Build thread: Irish bouzouki 2

In the picture below you can see the back for this instrument – its a lamination of wenge, cedar and mahogany. The back is laminated in a vacuum press in an arch and is so strong it doesn’t need bracing.

Why do I do this? Well, a few years back I learned that the instruments I’d been making had what we call a “dead” back. In that, the back acted as an amplifier rather than as a tonal contributor. And there are several ways to make a “dead” back. Now, “dead” is a good thing if you’re making instruments and you want to make instruments with strong projection. And because I make instruments for players rather than collectors, that’s what I want.

With a Sobell, the back arching is what does the trick.
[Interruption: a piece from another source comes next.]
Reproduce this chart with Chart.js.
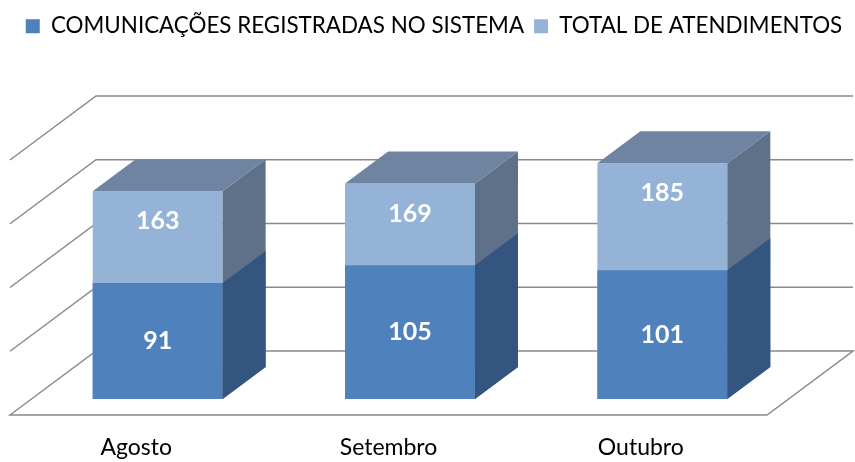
<!DOCTYPE html>
<html><head><meta charset="utf-8">
<script src="https://cdn.jsdelivr.net/npm/chart.js@4.4.1/dist/chart.umd.min.js"></script>
<style>html,body{margin:0;padding:0;background:#fff;}</style>
</head><body>
<canvas id="c" width="855" height="462"></canvas>
<script>
const categories = ['Agosto', 'Setembro', 'Outubro'];
const comunicacoes = [91, 105, 101];
const totalAtendimentos = [163, 169, 185];
const seriesNames = ['COMUNICAÇÕES REGISTRADAS NO SISTEMA', 'TOTAL DE ATENDIMENTOS'];
const yRange = {min: 0, max: 200, step: 50};

const FONT = 'Lato';
const LEGEND_SIZE = 22.4;
const DEPTH = {dx: 86, dy: -64};
const BAR_FRONT = 0.25, BAR_BACK = 0.75;
const faceColors = [
  {side: '#33557f', top: null},
  {side: '#5f7189', top: '#6f84a1'}
];

function poly(ctx, pts) {
  ctx.beginPath();
  ctx.moveTo(pts[0][0], pts[0][1]);
  for (let i = 1; i < pts.length; i++) ctx.lineTo(pts[i][0], pts[i][1]);
  ctx.closePath();
  ctx.fill();
}

const threeD = {
  id: 'threeD',
  beforeDatasetsDraw(chart) {
    const {ctx, chartArea: a, scales: {y}} = chart;
    const fx = -DEPTH.dx * BAR_FRONT, fy = -DEPTH.dy * BAR_FRONT;
    const bx = DEPTH.dx * (1 - BAR_FRONT), by = DEPTH.dy * (1 - BAR_FRONT);
    ctx.save();
    ctx.strokeStyle = '#8a8a8a';
    ctx.lineWidth = 1.5;
    for (const t of y.ticks) {
      const yy = y.getPixelForValue(t.value);
      ctx.beginPath();
      ctx.moveTo(a.left + fx, yy + fy);
      ctx.lineTo(a.left + bx, yy + by);
      ctx.lineTo(a.right + bx, yy + by);
      if (t.value === yRange.min) {
        ctx.lineTo(a.right + fx, yy + fy);
        ctx.closePath();
      }
      ctx.stroke();
    }
    ctx.restore();
  },
  afterDatasetsDraw(chart) {
    const {ctx} = chart;
    const hx = DEPTH.dx * (BAR_BACK - BAR_FRONT), hy = DEPTH.dy * (BAR_BACK - BAR_FRONT);
    ctx.save();
    for (const di of [1, 0]) {
      const meta = chart.getDatasetMeta(di);
      const fc = faceColors[di];
      meta.data.forEach(bar => {
        const {x, y: top, base, width} = bar.getProps(['x', 'y', 'base', 'width'], true);
        const l = x - width / 2, r = x + width / 2;
        ctx.fillStyle = fc.side;
        poly(ctx, [[r, top], [r + hx, top + hy], [r + hx, base + hy], [r, base]]);
        if (fc.top) {
          ctx.fillStyle = fc.top;
          poly(ctx, [[l, top], [l + hx, top + hy], [r + hx, top + hy], [r, top]]);
        }
      });
    }
    ctx.font = 'bold 25px ' + FONT;
    ctx.fillStyle = '#ffffff';
    ctx.textAlign = 'center';
    ctx.textBaseline = 'middle';
    const m0 = chart.getDatasetMeta(0), m1 = chart.getDatasetMeta(1);
    m0.data.forEach((bar, i) => {
      const {x, y: top, base} = bar.getProps(['x', 'y', 'base'], true);
      ctx.fillText(String(chart.data.datasets[0].data[i]), x, (top + base) / 2);
    });
    m1.data.forEach((bar, i) => {
      const {x, y: top} = bar.getProps(['x', 'y'], true);
      ctx.fillText(String(chart.data.datasets[1].data[i]), x, top + 30);
    });
    ctx.restore();
  }
};

new Chart(document.getElementById('c'), {
  type: 'bar',
  data: {
    labels: categories,
    datasets: [
      {label: seriesNames[0], data: comunicacoes, backgroundColor: '#4f81bd', grouped: false},
      {label: seriesNames[1], data: totalAtendimentos, backgroundColor: '#95b3d7', grouped: false}
    ]
  },
  options: {
    responsive: false,
    animation: false,
    devicePixelRatio: 1,
    layout: {padding: {top: 5, left: 13, right: 0, bottom: 0}},
    datasets: {bar: {categoryPercentage: 1, barPercentage: 0.515}},
    plugins: {
      legend: {
        position: 'top',
        labels: {font: {family: FONT, size: LEGEND_SIZE}, color: '#000', boxWidth: 14, boxHeight: 14, padding: 10}
      },
      tooltip: {enabled: false}
    },
    scales: {
      x: {
        position: 'bottom',
        grid: {display: false, drawTicks: false},
        border: {display: false},
        ticks: {font: {family: FONT, size: 23}, color: '#000', padding: 35, labelOffset: -21.5, maxRotation: 0},
        afterFit(s) { s.height = 63; }
      },
      xTop: {
        type: 'category', position: 'top', display: true,
        grid: {display: false, drawTicks: false}, border: {display: false},
        ticks: {display: false},
        afterFit(s) { s.height = 96.6; }
      },
      y: {
        min: yRange.min, max: yRange.max,
        ticks: {stepSize: yRange.step, display: false},
        grid: {display: false, drawTicks: false}, border: {display: false},
        afterFit(s) { s.width = 18.5; }
      },
      yRight: {
        type: 'linear', position: 'right', min: yRange.min, max: yRange.max,
        ticks: {display: false},
        grid: {display: false, drawTicks: false}, border: {display: false},
        afterFit(s) { s.width = 66.5; }
      }
    }
  },
  plugins: [threeD]
});
</script>
</body></html>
Here, the back has the same arching, but the act of laminating increases both the mass and stiffness. Its a triple whammy. Belt, braces, and an extra belt just in case.

But how I came about this method was by accident – sometimes when you send backs with a drum sander (the tool we use to thickness a back) they get stuck. Sometimes just for a couple of seconds. But that can be enough to sand a trough into the back. To get rid of it, you have to sand the whole back down to that thickness. And this is what happened to a really nice Indian rosewood back – This was for one of the last guitars I made in Leipzig. The back ended up at only 1mm thick rather than around 2.2mm-2.5mm.  Too thin to be of use. But it was so lovely to look at, I had to find a way to use it.  And I already knew that my instrument backs were “dead.”

So I laminated the back to a rejected spruce soundboard and lined it with a really nice flame maple veneer. Between the layers, I used Japanese washi paper for strength. It ended up thicker than a regular back, heavier and stiffer. An amplifier.

It became the back of this guitar:

Since then I’ve experimented with different ways of making backs – my cheaper Session King work still has a heavily curved, braced, solid back. They’re still a “dead” back. But most of my prettier, more expensive work has some variation on a laminated curved or arched back.